# [Collected material]
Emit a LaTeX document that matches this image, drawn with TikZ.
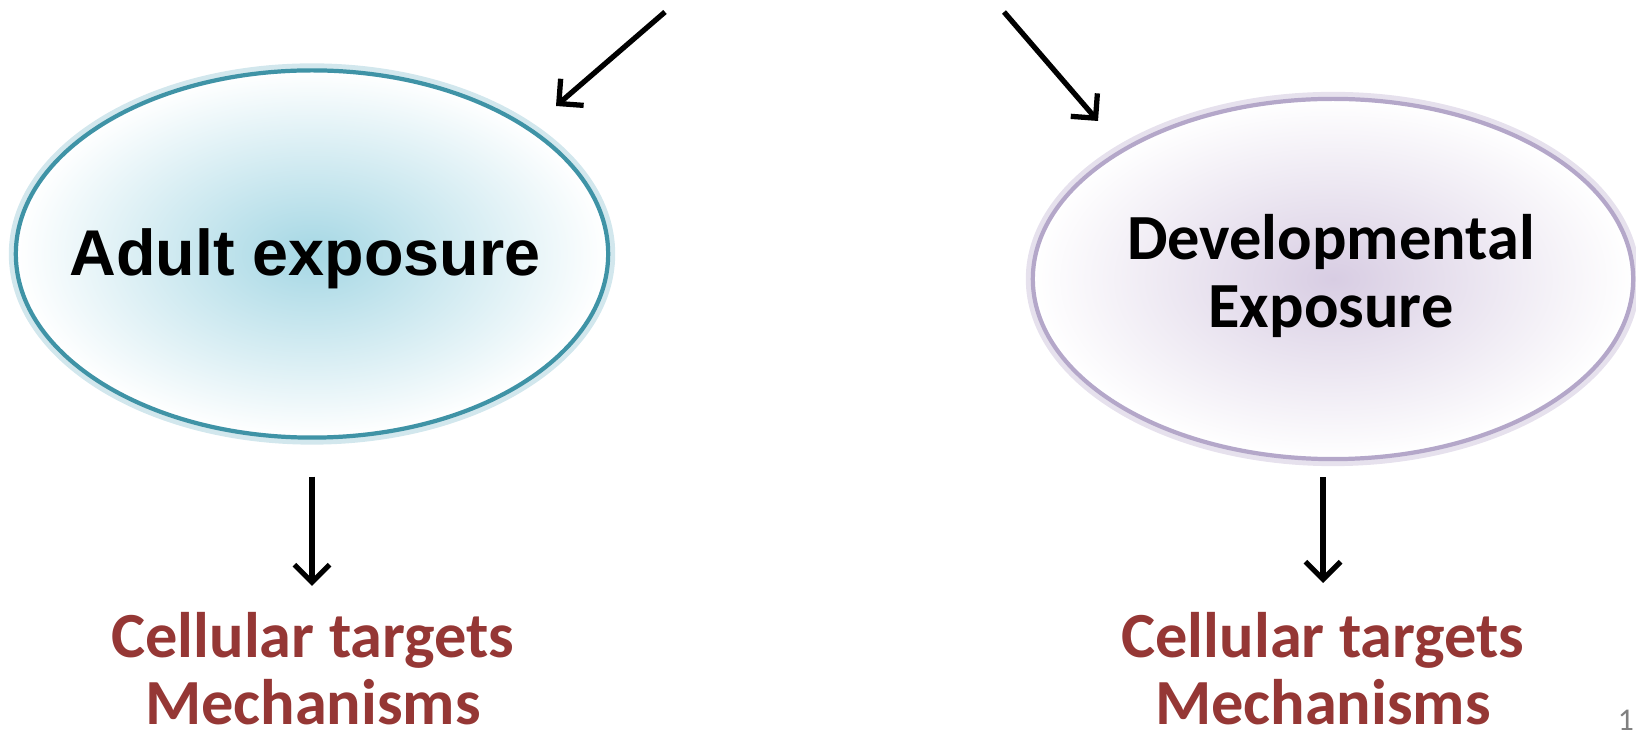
\documentclass[tikz,border=0pt]{standalone}
\usepackage{fontspec}
\setmainfont{Carlito}
\newfontfamily\arialfont{Liberation Sans}
\usetikzlibrary{arrows.meta,shapes.geometric}

\definecolor{adultcore}{RGB}{165,215,228}
\definecolor{adultline}{RGB}{63,147,166}
\definecolor{adultglow}{RGB}{210,231,237}
\definecolor{devcore}{RGB}{216,205,227}
\definecolor{devline}{RGB}{180,167,201}
\definecolor{devglow}{RGB}{230,225,237}
\definecolor{targetred}{RGB}{149,55,53}

\tikzset{
  exposure/.style={ellipse, inner sep=0, line width=1.2pt},
  target/.style={align=center, text=targetred, font=\bfseries\fontsize{18.3}{19.1}\selectfont},
  arr/.style={-{Straight Barb[length=5pt, width=10pt]}, line width=1.5pt}
}

\begin{document}
\begin{tikzpicture}[x=0.01cm, y=-0.01cm]
  \useasboundingbox (0,0) rectangle (1636,734);
  % the two exposure bubbles
  \node[exposure, draw=adultline, inner color=adultcore, outer color=white,
        preaction={draw=adultglow, line width=4pt},
        minimum width=5.92cm, minimum height=3.67cm] (adult) at (312,254) {};
  \node[font=\arialfont\bfseries\fontsize{18.4}{21}\selectfont] (adulttext) at (305,259)
        {Adult exposure};
  \node[exposure, draw=devline, inner color=devcore, outer color=white,
        preaction={draw=devglow, line width=4pt},
        minimum width=6.0cm, minimum height=3.6cm] (devel) at (1333,279) {};
  \node[align=center, font=\bfseries\fontsize{18.3}{19.3}\selectfont] (develtext) at (1331,276)
        {Developmental\\Exposure};
  % targets
  \node[target, anchor=north] (cellL) at (313,600) {Cellular targets\\Mechanisms};
  \node[target, anchor=north] (cellR) at (1323,600) {Cellular targets\\Mechanisms};
  % page number
  \node[text=gray, font=\fontsize{9}{10}\selectfont, anchor=base] (pagenum) at (1626,731) {1};
  % incoming arrows
  \coordinate (fromL) at (665,12);
  \coordinate (toL) at (556,106);
  \coordinate (fromR) at (1004,12);
  \coordinate (toR) at (1098,121);
  \draw[arr] (fromL) -- (toL);
  \draw[arr] (fromR) -- (toR);
  % outgoing arrows
  \draw[arr, shorten <=0.37cm, shorten >=0.14cm] (adult.south) -- (adult.south |- cellL.north);
  \draw[arr, shorten <=0.16cm, shorten >=0.17cm] (devel.south -| cellR.north) -- (cellR.north);
\end{tikzpicture}
\end{document}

# [Stated problem]
Output the data above without changes, apart from leaving out the pictures.

# [Exercise answer]
Emit a LaTeX document that matches this image, drawn with TikZ.
\documentclass[tikz,border=0pt]{standalone}
\usepackage{fontspec}
\setmainfont{Carlito}
\newfontfamily\arialfont{Liberation Sans}
\usetikzlibrary{arrows.meta,shapes.geometric}

\definecolor{adultcore}{RGB}{165,215,228}
\definecolor{adultline}{RGB}{63,147,166}
\definecolor{adultglow}{RGB}{210,231,237}
\definecolor{devcore}{RGB}{216,205,227}
\definecolor{devline}{RGB}{180,167,201}
\definecolor{devglow}{RGB}{230,225,237}
\definecolor{targetred}{RGB}{149,55,53}

\tikzset{
  exposure/.style={ellipse, inner sep=0, line width=1.2pt},
  target/.style={align=center, text=targetred, font=\bfseries\fontsize{18.3}{19.1}\selectfont},
  arr/.style={-{Straight Barb[length=5pt, width=10pt]}, line width=1.5pt}
}

\begin{document}
\begin{tikzpicture}[x=0.01cm, y=-0.01cm]
  \useasboundingbox (0,0) rectangle (1636,734);
  % the two exposure bubbles
  \node[exposure, draw=adultline, inner color=adultcore, outer color=white,
        preaction={draw=adultglow, line width=4pt},
        minimum width=5.92cm, minimum height=3.67cm] (adult) at (312,254) {};
  \node[font=\arialfont\bfseries\fontsize{18.4}{21}\selectfont] (adulttext) at (305,259)
        {Adult exposure};
  \node[exposure, draw=devline, inner color=devcore, outer color=white,
        preaction={draw=devglow, line width=4pt},
        minimum width=6.0cm, minimum height=3.6cm] (devel) at (1333,279) {};
  \node[align=center, font=\bfseries\fontsize{18.3}{19.3}\selectfont] (develtext) at (1331,276)
        {Developmental\\Exposure};
  % targets
  \node[target, anchor=north] (cellL) at (313,600) {Cellular targets\\Mechanisms};
  \node[target, anchor=north] (cellR) at (1323,600) {Cellular targets\\Mechanisms};
  % page number
  \node[text=gray, font=\fontsize{9}{10}\selectfont, anchor=base] (pagenum) at (1626,731) {1};
  % incoming arrows
  \coordinate (fromL) at (665,12);
  \coordinate (toL) at (556,106);
  \coordinate (fromR) at (1004,12);
  \coordinate (toR) at (1098,121);
  \draw[arr] (fromL) -- (toL);
  \draw[arr] (fromR) -- (toR);
  % outgoing arrows
  \draw[arr, shorten <=0.37cm, shorten >=0.14cm] (adult.south) -- (adult.south |- cellL.north);
  \draw[arr, shorten <=0.16cm, shorten >=0.17cm] (devel.south -| cellR.north) -- (cellR.north);
\end{tikzpicture}
\end{document}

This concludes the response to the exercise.